Friday, December 25, 2009

How God chose Bethlehem over every other civilization

Of course, humility has been the hallmarks of the Gospel message. What with God taking on the form of man and living among them, being born in a manger, allowing his own creation to crucify him. God idea of humility is that he was ready to humiliate himself for the sake of love such. The other places he chooses humility was in choosing shepherds as the first to have a glimpse of Him. Choosing a woman as the first to see him after he resurrected.

We also forget that God chose from all the civilizations in the world, a lowly village of Bethlehem to break into history. This is what Mark Shea says in his article Promise Fulfilled

Consult any history book and the author will point you to the great centers of civilization in antiquity: Rome, Athens, Tenochtitlan, the Indus River Valley, China. Nowhere in any ancient estimation would it be said that the fulcrum of the world was to be found in a hardscrabble little village of washed-up dreams out on the eastern fringe of Augustus’ realm.

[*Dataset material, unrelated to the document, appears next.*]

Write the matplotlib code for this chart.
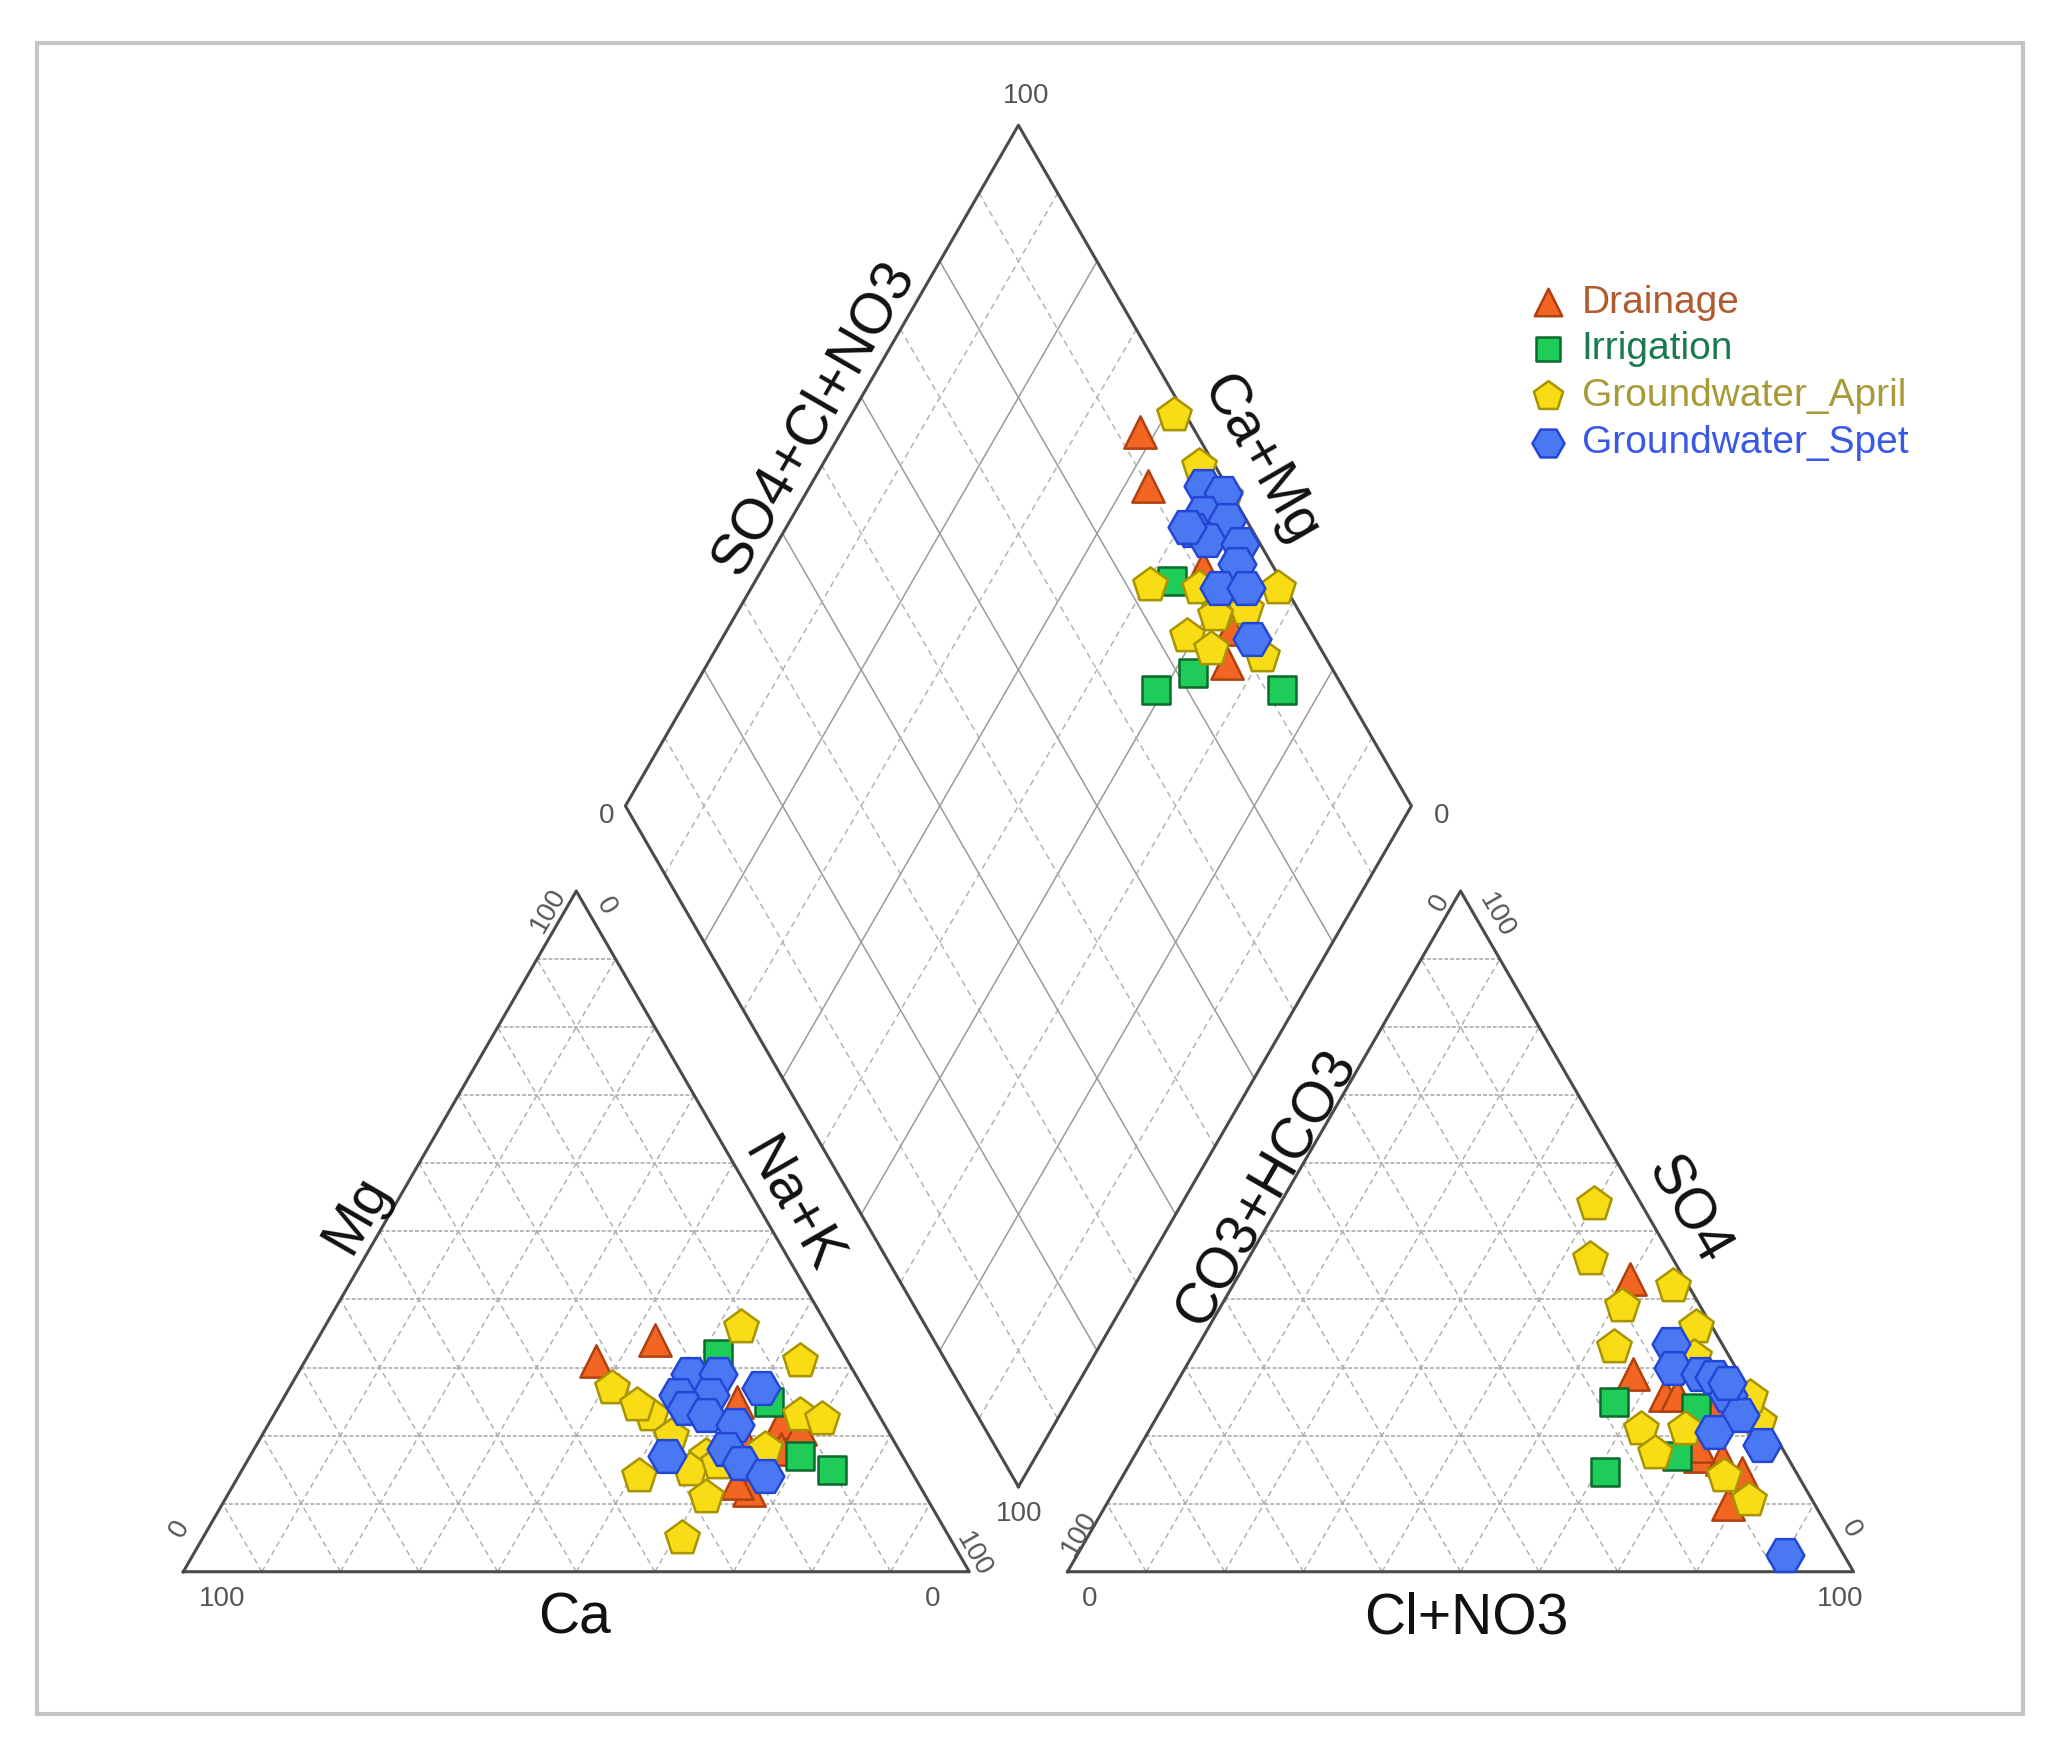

Bethlehem had had its little moment in the sun, politically, a thousand years before, because it was the birthplace of David (an obscure Semitic monarch who meant a great deal to one of the insignificant little ethnic groups that buzzed like flies somewhere on the borders of Roman political consciousness). But let’s face it: Jewish nostalgia for David had about as much to do with hope as some tribe of Bantus dream of achieving world military domination. So why did the Jews hang on? Because God promised. And tonight, against all hope, the promise came true. The King was born.